**EXERCISE DETAILS**: Find the lines with "source" in them and copy them out.

··· INPUT FOR THIS TASK ···

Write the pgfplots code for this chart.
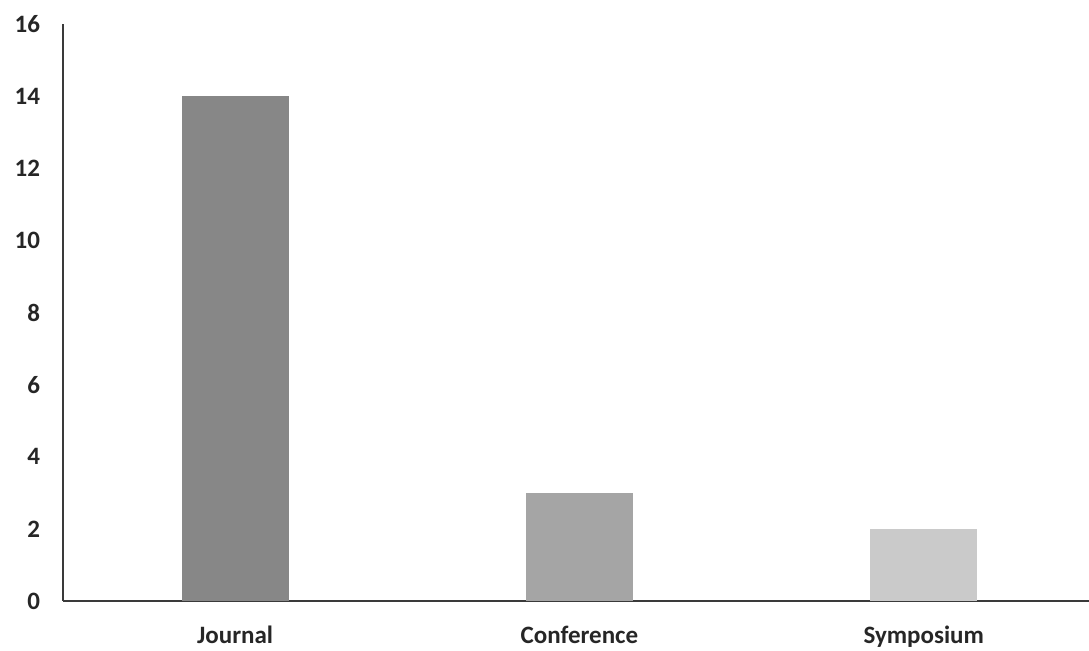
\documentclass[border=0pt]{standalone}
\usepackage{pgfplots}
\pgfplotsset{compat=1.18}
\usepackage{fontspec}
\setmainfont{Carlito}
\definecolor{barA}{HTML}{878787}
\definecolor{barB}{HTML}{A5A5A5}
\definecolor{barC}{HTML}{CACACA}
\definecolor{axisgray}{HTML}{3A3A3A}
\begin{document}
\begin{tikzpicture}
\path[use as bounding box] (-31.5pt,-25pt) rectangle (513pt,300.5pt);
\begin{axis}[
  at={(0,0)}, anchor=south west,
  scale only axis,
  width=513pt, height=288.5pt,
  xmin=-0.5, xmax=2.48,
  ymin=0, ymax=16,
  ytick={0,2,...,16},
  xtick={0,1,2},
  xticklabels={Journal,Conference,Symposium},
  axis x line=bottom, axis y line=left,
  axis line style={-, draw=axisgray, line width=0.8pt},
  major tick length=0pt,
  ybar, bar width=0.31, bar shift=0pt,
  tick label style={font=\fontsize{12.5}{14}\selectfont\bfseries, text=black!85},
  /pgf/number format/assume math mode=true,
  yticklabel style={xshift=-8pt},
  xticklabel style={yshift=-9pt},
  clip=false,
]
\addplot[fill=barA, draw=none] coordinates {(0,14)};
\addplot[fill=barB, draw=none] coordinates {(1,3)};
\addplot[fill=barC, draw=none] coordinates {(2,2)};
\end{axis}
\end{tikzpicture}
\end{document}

···
··· INPUT FOR THIS TASK ···

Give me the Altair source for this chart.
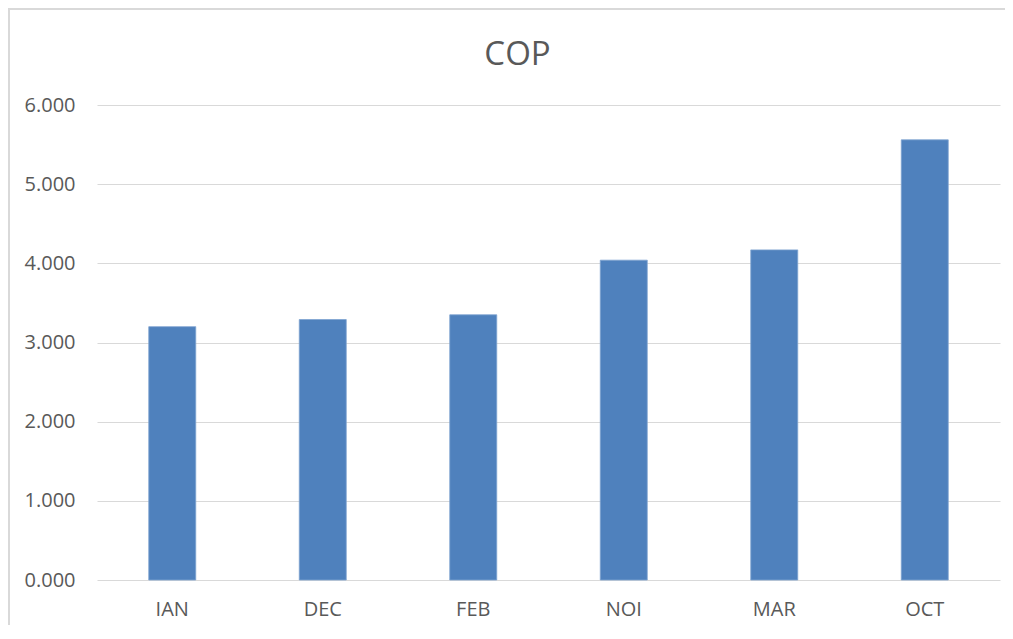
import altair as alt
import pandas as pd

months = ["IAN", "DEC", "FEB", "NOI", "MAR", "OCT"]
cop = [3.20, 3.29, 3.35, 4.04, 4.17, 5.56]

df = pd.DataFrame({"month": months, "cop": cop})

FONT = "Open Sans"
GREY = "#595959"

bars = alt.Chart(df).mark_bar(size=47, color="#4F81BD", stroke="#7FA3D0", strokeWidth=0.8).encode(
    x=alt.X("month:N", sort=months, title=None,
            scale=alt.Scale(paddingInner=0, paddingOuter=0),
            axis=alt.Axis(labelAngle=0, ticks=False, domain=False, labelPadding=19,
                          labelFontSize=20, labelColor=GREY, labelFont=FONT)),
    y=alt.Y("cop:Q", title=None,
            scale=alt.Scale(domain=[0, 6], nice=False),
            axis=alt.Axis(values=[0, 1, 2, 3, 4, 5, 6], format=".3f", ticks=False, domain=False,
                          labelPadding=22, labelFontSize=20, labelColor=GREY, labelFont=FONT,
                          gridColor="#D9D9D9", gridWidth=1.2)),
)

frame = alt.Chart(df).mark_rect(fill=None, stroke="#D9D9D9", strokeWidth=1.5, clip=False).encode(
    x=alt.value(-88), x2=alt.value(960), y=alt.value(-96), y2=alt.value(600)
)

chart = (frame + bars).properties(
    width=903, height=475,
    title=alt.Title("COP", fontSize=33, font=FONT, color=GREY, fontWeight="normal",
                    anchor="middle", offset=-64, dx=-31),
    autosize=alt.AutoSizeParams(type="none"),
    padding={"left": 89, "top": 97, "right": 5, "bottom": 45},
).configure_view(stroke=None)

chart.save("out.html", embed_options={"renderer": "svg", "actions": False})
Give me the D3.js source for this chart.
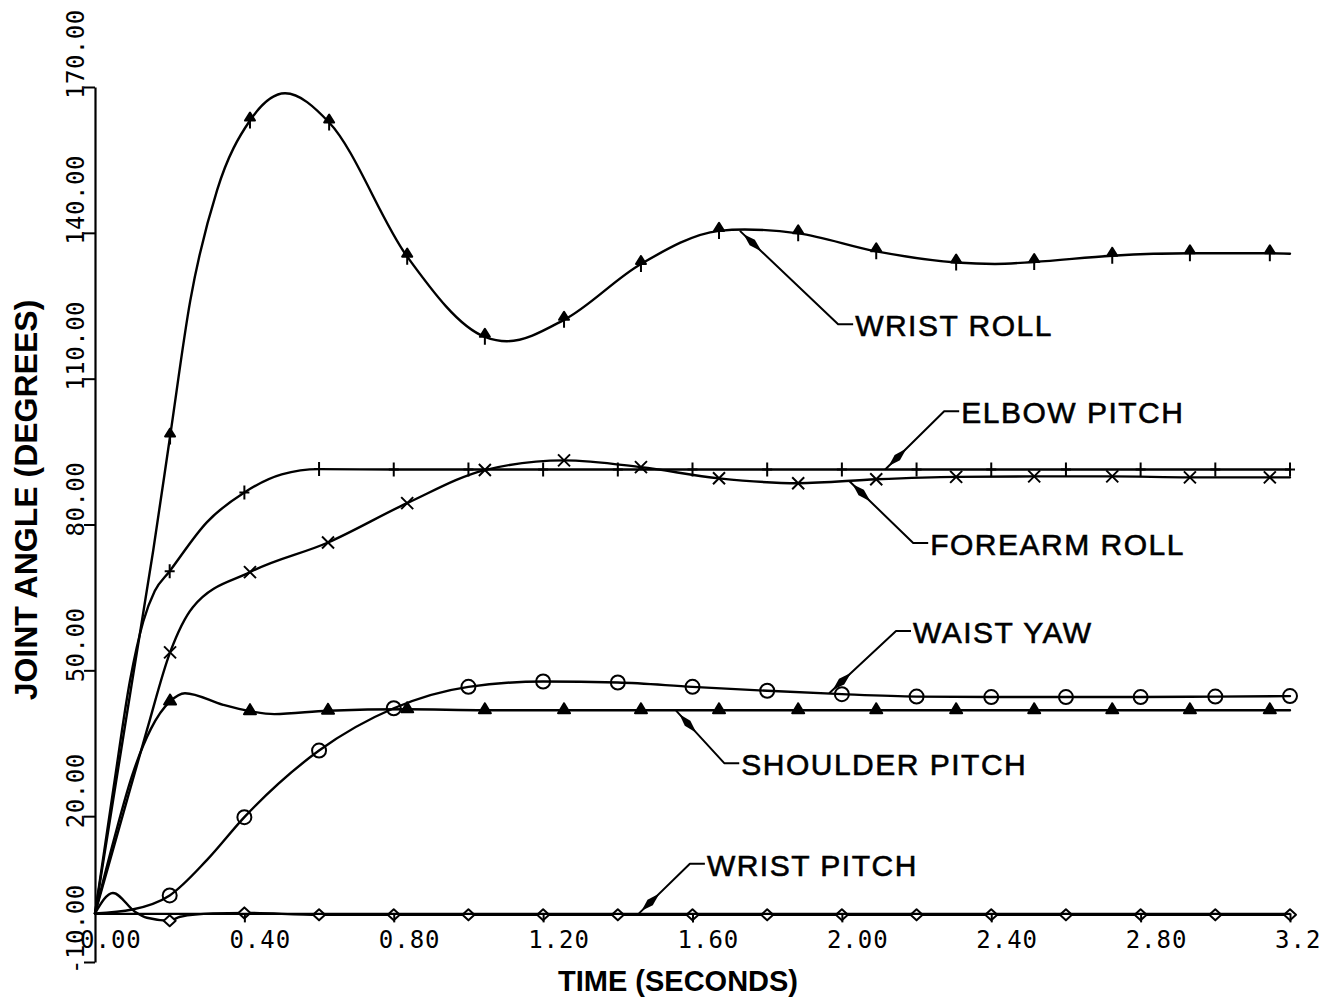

···

**CORRECT RESPONSE**:
Give me the Altair source for this chart.
Give me the D3.js source for this chart.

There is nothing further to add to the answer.